Demonstrasi adalah wajah paling nyata dari demokrasi. Ia menjadi ruang di mana rakyat bersuara, menyampaikan keresahan, bahkan menggugat penguasa. Jalanan berubah menjadi mimbar, teriakan menjadi orasi, dan poster menjadi kitab protes. Namun, di negara yang mengaku demokratis, tak jarang demonstrasi justru berubah menjadi panggung penuh konspirasi.
Kita sering bertanya-tanya: apakah demonstrasi benar-benar murni lahir dari suara rakyat, ataukah hanya sandiwara yang disutradarai oleh mereka yang berkepentingan? Pertanyaan itu wajar, sebab pola yang berulang membuat kita sulit menutup mata.
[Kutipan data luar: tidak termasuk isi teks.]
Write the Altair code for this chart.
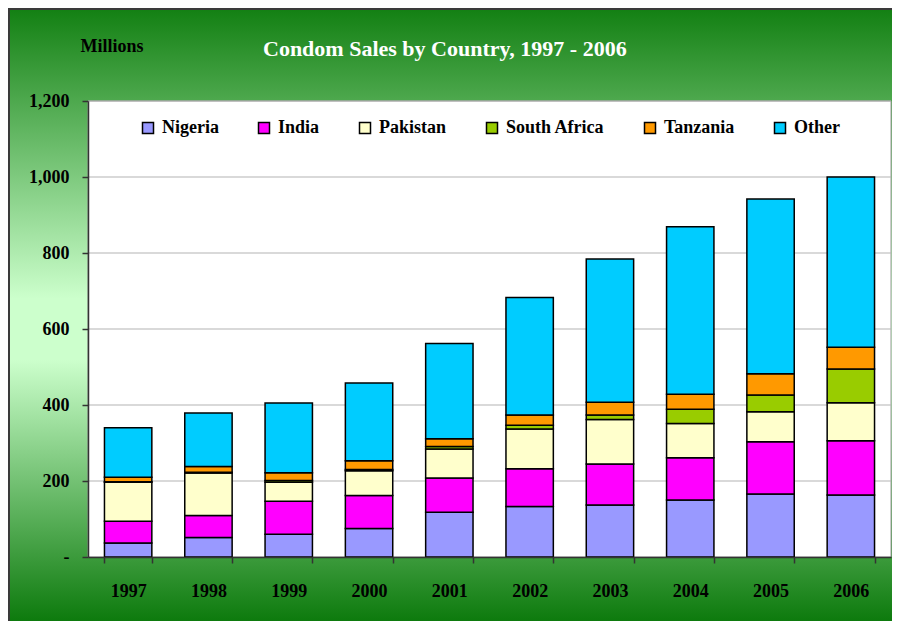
import altair as alt
import pandas as pd

# ---- data ----
years = ["1997", "1998", "1999", "2000", "2001", "2002", "2003", "2004", "2005", "2006"]
countries = ["Nigeria", "India", "Pakistan", "South Africa", "Tanzania", "Other"]
nigeria = [37, 51, 60, 75, 118, 133, 137, 150, 166, 163]
india = [57, 58, 87, 87, 90, 99, 108, 111, 137, 143]
pakistan = [103, 112, 50, 65, 76, 105, 117, 90, 79, 100]
south_africa = [1, 2, 4, 3, 7, 10, 12, 38, 44, 89]
tanzania = [12, 15, 21, 23, 20, 27, 33, 39, 56, 57]
other = [130, 141, 183, 205, 251, 309, 377, 441, 460, 448]
colors = ["#9999FF", "#FF00FF", "#FFFFCC", "#99CC00", "#FF9900", "#00CCFF"]
y_ticks = [0, 200, 400, 600, 800, 1000, 1200]
title_text = "Condom Sales by Country, 1997 - 2006"
y_title = "Millions"

series = [nigeria, india, pakistan, south_africa, tanzania, other]
rows = []
for ci, (c, vals) in enumerate(zip(countries, series)):
    for yr, v in zip(years, vals):
        rows.append({"year": yr, "country": c, "sales": v, "idx": ci})
df = pd.DataFrame(rows)

W, H = 803, 456
PL, PT, PR, PB = 80, 93, 1, 64
FONT = "Liberation Serif"

y_scale = alt.Scale(domain=[0, 1200], nice=False)
y_axis = alt.Axis(
    values=y_ticks,
    labelExpr="datum.value == 0 ? '-' : format(datum.value, ',')",
    title=y_title, titleAngle=0, titleX=-8, titleY=-50, titleAlign="left",
    titleBaseline="alphabetic", titleFont=FONT, titleFontSize=18,
    titleFontWeight="bold", titleColor="black",
    tickSize=6, tickWidth=1.5, tickColor="#333333",
    domainColor="#333333", domainWidth=1.5,
    labelFont=FONT, labelFontSize=18, labelFontWeight="bold", labelColor="black",
    labelPadding=13, grid=False, zindex=1,
)

bg = alt.Chart(pd.DataFrame({"k": [0]})).mark_rect(
    fill=alt.Gradient(
        gradient="linear",
        stops=[
            alt.GradientStop(color="#138013", offset=0),
            alt.GradientStop(color="#ccffcc", offset=0.47),
            alt.GradientStop(color="#ccffcc", offset=0.57),
            alt.GradientStop(color="#0a780a", offset=1),
        ],
        x1=0, x2=0, y1=0, y2=1,
    ),
    stroke="#3a3a3a",
    strokeWidth=2,
).encode(
    x=alt.value(-PL + 1), x2=alt.value(W + PR + 4),
    y=alt.value(-PT + 1), y2=alt.value(H + PB + 4),
)

plot_bg = alt.Chart(pd.DataFrame({"k": [0]})).mark_rect(
    fill="white", stroke="#999999", strokeWidth=1
).encode(x=alt.value(0), x2=alt.value(W), y=alt.value(0), y2=alt.value(H))

grid = alt.Chart(pd.DataFrame({"v": y_ticks[1:]})).mark_rule(
    color="#b3b3b3", strokeWidth=1
).encode(y=alt.Y("v:Q", scale=y_scale, axis=y_axis))

bars = alt.Chart(df).mark_bar(stroke="black", strokeWidth=1.5).encode(
    x=alt.X(
        "year:N",
        scale=alt.Scale(paddingInner=0.41, paddingOuter=0.205),
        axis=alt.Axis(
            title=None, labelAngle=0, tickBand="extent", tickSize=6, tickWidth=1.5,
            tickColor="#333333", domainColor="#333333", domainWidth=1.5,
            labelFont=FONT, labelFontSize=18, labelFontWeight="bold", labelColor="black",
            labelPadding=19, grid=False, zindex=1,
        ),
    ),
    y=alt.Y("sales:Q", stack="zero", scale=y_scale, axis=y_axis),
    color=alt.Color(
        "country:N",
        scale=alt.Scale(domain=countries, range=colors),
        legend=alt.Legend(
            orient="none", legendX=51, legendY=18, direction="horizontal", title=None,
            symbolType="square", symbolSize=121, symbolStrokeColor="black",
            symbolStrokeWidth=1.5, symbolOpacity=1,
            labelFont=FONT, labelFontSize=18, labelFontWeight="bold", labelColor="black",
            columnPadding=36, labelOffset=5, padding=0, zindex=1,
        ),
    ),
    order=alt.Order("idx:Q", sort="ascending"),
)

chart = alt.layer(bg, plot_bg, grid, bars).properties(
    width=W,
    height=H,
    padding={"left": PL, "top": PT, "right": PR, "bottom": PB},
    autosize=alt.AutoSizeParams(type="none"),
    background="white",
    title=alt.TitleParams(
        text=title_text, color="white", font=FONT, fontSize=22, fontWeight="bold",
        anchor="start", frame="group", dx=175, offset=-70, baseline="alphabetic", zindex=1,
    ),
).configure_view(stroke=None)

chart.save("out.html", embed_options={"renderer": "svg", "actions": False})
Antara Aspirasi Tulus dan Skenario Tersembunyi
Dalam setiap demonstrasi, selalu ada dua wajah. Wajah pertama adalah yang tulus, yaitu rakyat yang muak terhadap kebijakan, buruh yang ditindas haknya, mahasiswa yang resah pada masa depan bangsa, masyarakat kecil yang marah karena harga kebutuhan pokok melambung. Mereka turun ke jalan dengan tenaga sendiri, mengorbankan waktu, bahkan berhadapan dengan risiko ditangkap aparat.
Namun ada wajah lain yang lebih gelap, yakni demonstrasi yang digerakkan oleh kepentingan politik. Massa bisa direkrut, dibiayai, bahkan diskenariokan. Ada yang benar-benar tidak paham isu, hanya ikut karena "undangan" atau karena amplop. Inilah wajah konspirasi yang merusak makna demokrasi.
Pola Berulang: Dari Damai Menjadi Ricuh
Ada pola yang mencurigakan dan nyaris selalu sama. Aksi dimulai dengan damai: orasi berjalan, spanduk dibentang, tuntutan dibacakan. Tetapi menjelang sore atau di titik tertentu, tiba-tiba kericuhan pecah. Batu melayang, ban terbakar, fasilitas publik hancur. Aparat pun bertindak keras. Media kemudian menyorot adegan chaos itu berulang-ulang, menutupi substansi tuntutan yang seharusnya menjadi fokus.
Apakah kericuhan itu spontan? Belum tentu. Banyak kasus menunjukkan adanya provokasi terencana. Penyusup yang membaur dengan massa, lalu memicu bentrok. Ironisnya, setelah itu rakyat yang tulus turut demo ikut tercoreng. Publik yang tadinya simpati, berubah marah kepada para pendemo. Tuntutan yang substantif tenggelam di balik headline "demo rusuh."
Konspirasi Sebagai Alat Pengalihan Isu
Di negara demokrasi yang rapuh, konspirasi demonstrasi sering dipakai sebagai strategi pengalihan isu. Ketika ada skandal besar, antara lain korupsi pejabat tinggi, kebijakan yang menekan rakyat, atau kegagalan pemerintah, tiba-tiba terjadi aksi massa yang ricuh. Semua mata tertuju pada kerusuhan, sementara isu utama hilang dari perhatian.
Rakyat dipaksa puas hanya dengan penangkapan "oknum provokator." Sementara akar persoalan, seperti perampokan uang negara atau penyalahgunaan kekuasaan, tetap aman di meja para elite. Dengan kata lain, kerusuhan dijadikan tameng untuk menyelamatkan penguasa.
Dalang di Balik Layar
Kita harus berani jujur: demonstrasi bisa saja dijadikan senjata politik. Bagi oposisi, demo bisa dipakai untuk melemahkan pemerintah dengan menunjukkan seolah-olah rakyat tidak puas. Bagi pemerintah, demo juga bisa dipelihara agar mencoreng lawan politik. Kadang, keduanya bertemu di tengah jalan: rakyat dijadikan pion dalam permainan catur kekuasaan.
Di sinilah demokrasi berubah menjadi ilusi. Rakyat merasa berteriak, tetapi sebenarnya hanya dimanfaatkan. Gerakan massa yang seharusnya murni, diatur sedemikian rupa untuk kepentingan segelintir elite.